# Which of the following is TRUE #5!



## Eonwe (Apr 28, 2002)

Which one of the following statements is TRUE?


----------



## Elias (Apr 28, 2002)

"Bilbo gets tied up by a spider" is true there's no doubt about it. The butterflies Bilbo saw were black. As far as I can remember the dragon's fire burns Bilbo's legs a little. Bilbo didn't save Thorin.


> At last Gandalf pushed away his plate and jug - he had eaten two whole loaves (with masses of butter and honey and clotted cream) and drunk at least a quart of mead and he took out his pipe.
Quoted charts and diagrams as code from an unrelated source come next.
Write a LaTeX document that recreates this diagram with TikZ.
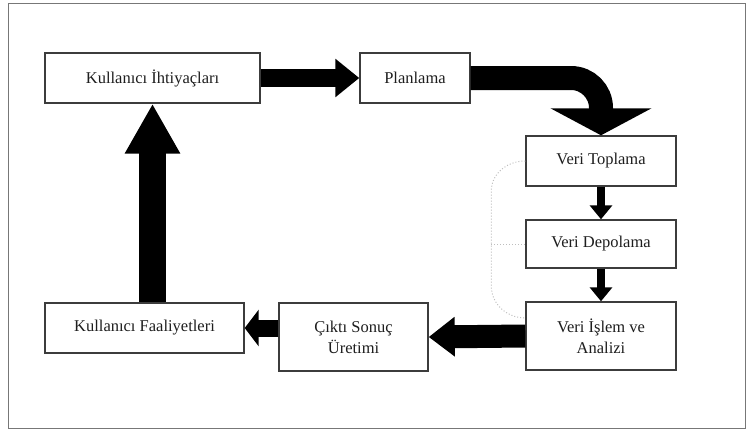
\documentclass[tikz,border=0pt]{standalone}
\usepackage{fontspec}
\setmainfont{Liberation Serif}
\usepackage{tikz}
\usetikzlibrary{arrows.meta,calc}
\definecolor{BoxLine}{RGB}{60,60,60}
\definecolor{TxtCol} {RGB}{30,30,30}
\definecolor{DotCol} {RGB}{190,190,190}
\tikzset{
  nd_box/.style={rectangle,draw=BoxLine,line width=1.4pt,fill=white,align=center,text=TxtCol,
    font=\fontsize{16.5}{21}\selectfont,inner sep=2pt},
  arr_fat/.style={-{Triangle[length=24pt,width=37pt]},line width=18pt},
  arr_med/.style={-{Triangle[length=26pt,width=38pt]},line width=23pt},
  arr_lft/.style={-{Triangle[length=14pt,width=36pt]},line width=17pt},
  arr_up/.style={-{Triangle[length=50pt,width=52pt]},line width=27pt},
  arr_thin/.style={-{Triangle[length=14pt,width=22pt]},line width=8pt},
  arr_bend/.style={-{Triangle[length=27pt,width=100pt]},line width=24pt,rounded corners=30pt},
}
\begin{document}
\begin{tikzpicture}[x=1pt,y=-1pt]
\useasboundingbox (0,0) rectangle (749,436);
\draw[BoxLine!70,line width=1pt](8,4) rectangle (745,428);
% top row
\node[nd_box,minimum width=215pt,minimum height=50pt] at (152.5,78)(KI){Kullanıcı İhtiyaçları};
\node[nd_box,minimum width=110pt,minimum height=50pt] at (415,78)(PL){Planlama};
% right column
\node[nd_box,minimum width=150pt,minimum height=50pt] at (601,161)(VT){Veri Toplama};
\node[nd_box,minimum width=150pt,minimum height=48pt] at (601,244)(VD){Veri Depolama};
\node[nd_box,minimum width=150pt,minimum height=68pt] at (601,336)(VI){Veri İşlem ve\\Analizi};
% bottom row
\node[nd_box,minimum width=149pt,minimum height=68pt] at (353.5,337)(CS){Çıktı Sonuç\\Üretimi};
\node[nd_box,minimum width=199pt,minimum height=50pt] at (144.5,328)(KF){Kullanıcı Faaliyetleri};
% arrows
\draw[arr_fat](KI.east)--(PL.west);
\draw[arr_bend](PL.east)-|(VT.north);
\draw[arr_thin](VT.south)--(VD.north);
\draw[arr_thin](VD.south)--(VI.north);
\draw[arr_med](VI.west)--(CS.east);
\draw[arr_lft](CS.west |- KF.east)--(KF.east);
\draw[arr_up](KI.south |- KF.north)--(KI.south);
% faint dotted link
\draw[DotCol,dotted,line width=1pt](VT.west) to[out=180,in=90] ($(VT.west)+(-34,30)$)
  -- ($(VI.west)+(-34,-50)$) to[out=-90,in=180] ($(VI.west)+(0,-18)$);
\draw[DotCol,dotted,line width=1pt]($(VD.west)+(-34,0)$)--(VD.west);
\end{tikzpicture}
\end{document}
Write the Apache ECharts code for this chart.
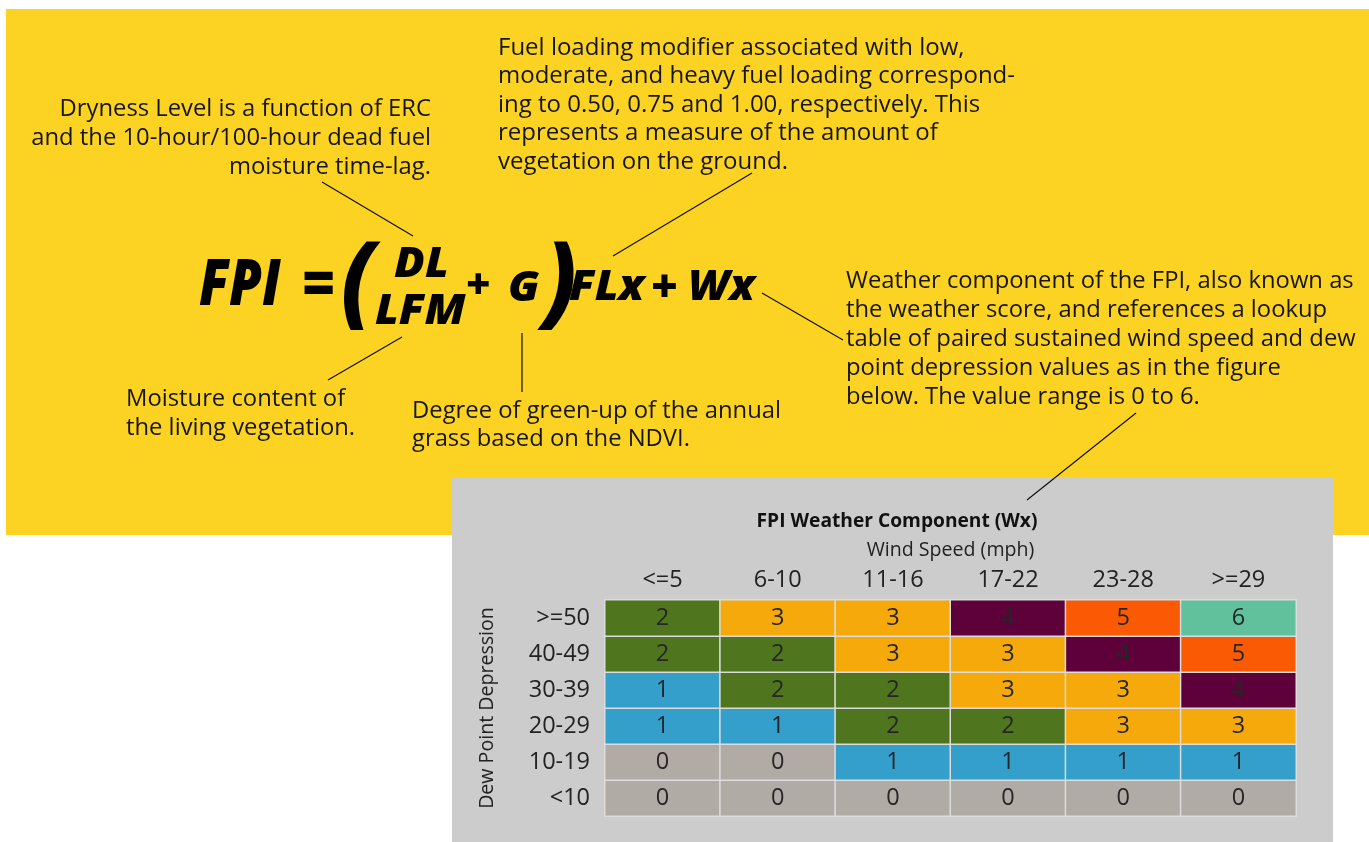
<!DOCTYPE html>
<html>
<head>
<meta charset="utf-8">
<script src="https://cdn.jsdelivr.net/npm/echarts@6/dist/echarts.min.js"></script>
<style>
html,body{margin:0;padding:0;background:#fff;}
#c{width:1369px;height:842px;}
</style>
</head>
<body>
<div id="c"></div>
<script>
// ---- data ----
const windSpeeds = ['<=5', '6-10', '11-16', '17-22', '23-28', '>=29'];
const dewDepressions = ['<10', '10-19', '20-29', '30-39', '40-49', '>=50']; // bottom to top
const wxRow_lt10   = [0, 0, 0, 0, 0, 0];
const wxRow_10_19  = [0, 0, 1, 1, 1, 1];
const wxRow_20_29  = [1, 1, 2, 2, 3, 3];
const wxRow_30_39  = [1, 2, 2, 3, 3, 4];
const wxRow_40_49  = [2, 2, 3, 3, 4, 5];
const wxRow_ge50   = [2, 3, 3, 4, 5, 6];
const wxRows = [wxRow_lt10, wxRow_10_19, wxRow_20_29, wxRow_30_39, wxRow_40_49, wxRow_ge50];
const wxColors = ['#b0aba5', '#349fcb', '#4f751e', '#f6a90b', '#5e003a', '#fb5a04', '#60c19c'];

const heatData = [];
wxRows.forEach((row, yi) => row.forEach((v, xi) => heatData.push([xi, yi, v])));

const FONT = '"Open Sans", "Noto Sans", sans-serif';
const TXT = '#161616';

function para(lines, x, y, align, lh, size) {
  return lines.map((t, i) => ({
    type: 'text', z: 50,
    style: { text: t, x: x, y: y + i * lh, fill: TXT, font: size + 'px ' + FONT,
      textAlign: align, textVerticalAlign: 'middle' }
  }));
}
function formulaText(t, x, y, size, sx) {
  return { type: 'text', z: 50, x: x, y: y, scaleX: sx,
    style: { text: t, x: 0, y: 0, fill: '#000', font: 'italic 800 ' + size + 'px ' + FONT,
      textAlign: 'left', textVerticalAlign: 'middle' } };
}
function line(x1, y1, x2, y2) {
  return { type: 'line', z: 50, shape: { x1, y1, x2, y2 }, style: { stroke: '#111', lineWidth: 1.2 } };
}

const graphics = [
  { type: 'rect', z: -20, shape: { x: 6, y: 9, width: 1363, height: 526 }, style: { fill: '#fdd323' } },
  { type: 'rect', z: -10, shape: { x: 452, y: 477, width: 881, height: 365 }, style: { fill: '#cccccc' } },
  ...para(['Dryness Level is a function of ERC', 'and the 10-hour/100-hour dead fuel', 'moisture time-lag.'], 431, 109, 'right', 29, 23.8),
  ...para(['Fuel loading modifier associated with low,', 'moderate, and heavy fuel loading correspond-', 'ing to 0.50, 0.75 and 1.00, respectively. This', 'represents a measure of the amount of', 'vegetation on the ground.'], 498, 48, 'left', 28.5, 24),
  ...para(['Weather component of the FPI, also known as', 'the weather score, and references a lookup', 'table of paired sustained wind speed and dew', 'point depression values as in the figure', 'below. The value range is 0 to 6.'], 846, 281, 'left', 29, 23.8),
  ...para(['Moisture content of', 'the living vegetation.'], 126, 399, 'left', 29, 23.8),
  ...para(['Degree of green-up of the annual', 'grass based on the NDVI.'], 412, 411, 'left', 28, 23.8),
  formulaText('FPI', 199, 287, 63, 0.84),
  formulaText('=', 302, 287, 63, 0.9),
  formulaText('(', 341, 286, 100, 0.9),
  formulaText('DL', 394, 265, 43, 1.05),
  formulaText('LFM', 375, 312, 43, 1.05),
  formulaText('+', 466, 287, 42, 1.0),
  formulaText('G', 508, 289, 43, 1.05),
  formulaText(')', 543, 286, 100, 0.9),
  formulaText('FLx', 569, 288, 43, 1.05),
  formulaText('+', 651, 289, 46, 1.0),
  formulaText('Wx', 688, 288, 43, 1.03),
  line(322, 182, 413, 236),
  line(752, 173, 613, 256),
  line(762, 293, 843, 340),
  line(402, 337, 328, 380),
  line(522, 333, 522, 392),
  line(1136, 413, 1027, 500)
];

const chart = echarts.init(document.getElementById('c'));
chart.setOption({
  backgroundColor: '#ffffff',
  animation: false,
  textStyle: { fontFamily: FONT },
  title: {
    text: 'FPI Weather Component (Wx)', left: 892, top: 507, textAlign: 'center',
    textStyle: { fontFamily: FONT, fontSize: 19.2, fontWeight: 'bold', color: '#111' }
  },
  graphic: graphics,
  grid: { left: 605, top: 600, width: 691, height: 216 },
  xAxis: {
    type: 'category', position: 'top', data: windSpeeds,
    axisLine: { show: false }, axisTick: { show: false }, splitLine: { show: false },
    axisLabel: { fontSize: 23.5, color: '#222', margin: 8, fontFamily: FONT },
    name: 'Wind Speed (mph)', nameLocation: 'middle', nameGap: 40,
    nameTextStyle: { fontSize: 19.6, color: '#222', fontFamily: FONT }
  },
  yAxis: {
    type: 'category', data: dewDepressions,
    axisLine: { show: false }, axisTick: { show: false }, splitLine: { show: false },
    axisLabel: { fontSize: 23.5, color: '#222', margin: 15, fontFamily: FONT },
    name: 'Dew Point Depression', nameLocation: 'middle', nameGap: 108, nameRotate: 90,
    nameTextStyle: { fontSize: 19.6, color: '#222', fontFamily: FONT }
  },
  visualMap: {
    show: false, type: 'piecewise', dimension: 2,
    pieces: wxColors.map((c, i) => ({ value: i, color: c }))
  },
  series: [{
    type: 'heatmap', data: heatData,
    label: { show: true, fontSize: 23.5, color: '#262626', fontFamily: FONT,
      formatter: p => p.value[2] },
    itemStyle: { borderColor: '#dcdcdc', borderWidth: 1.5 },
    emphasis: { disabled: true }
  }]
});
</script>
</body>
</html>
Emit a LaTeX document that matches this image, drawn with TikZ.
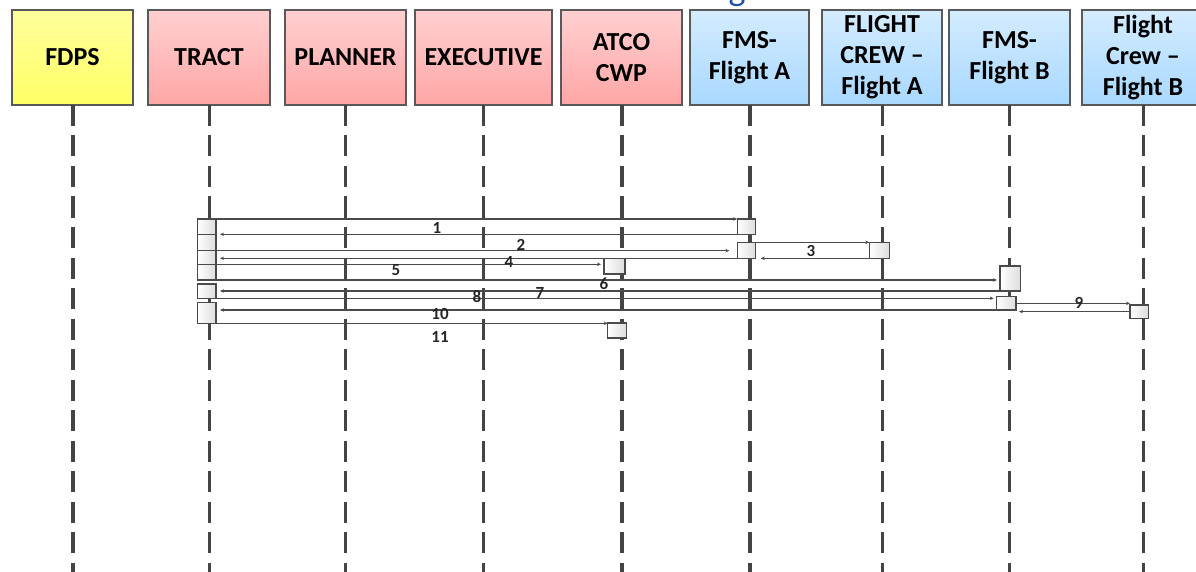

Weeell!!! I think that the Gandalf thing is partly true. 

I like these theads


----------



## Eonwe (Apr 28, 2002)

man you are good Elias! 

I will post the answers in a few days so others can play.


----------



## DGoeij (Apr 29, 2002)

I'm the most sure about Bilbo saving the dwarves, but I still haven't start re-reading the hobbit. I like going from memory, but it's making me loose too.


----------



## Elias (May 2, 2002)

Bilbo did save dwarfes from spiders but he didn't save all of them because Thorin was captured by the elves earlier.


----------



## Gamil Zirak (May 2, 2002)

You're such a trickster, Eonwe. I'm wise to your ways though.


----------



## Eonwe (May 2, 2002)

The answer is #2. 

OK here are the explanations! 

1) The spiders were trying to catch the butterflies. False 
2) Bilbo does get tied up by a spider, and fortunately wakes up, trips and beats it off with his hands until he finds Sting. Yuck! TRUE 
3) Smaug can't fit his head into the tunnel that leads to the door the dwarves came in. So he sends fire from just his nostrils after Bilbo, which singes his hair. FALSE 
4) Gandalf actually eats two loaves and some honey and mead. I'll give partial credit on this one. He certainly does eat one loaf and some honey. FALSE but partially TRUE, I'll accept it! 
5) Bilbo saves everyone except Thorin, who was captured earlier by the Elves. FALSE 

Thanks for playing!


----------



## DGoeij (May 3, 2002)

I have forgotten how I'm doing. Number five and six have given me one wrong and one right. This one goes down as WRONG.
Boohooo!


----------



## Úlairi (May 4, 2002)

The answer was fairly obvious!


----------



## Eonwe (May 4, 2002)

why didn't you answer before I gave the answers then?


----------



## Úlairi (May 5, 2002)

Eonwe, your lack of intelligence surprises me!  I think using deductive logic it is easy to tell that I didn't see the thread until the answer had been posted.


----------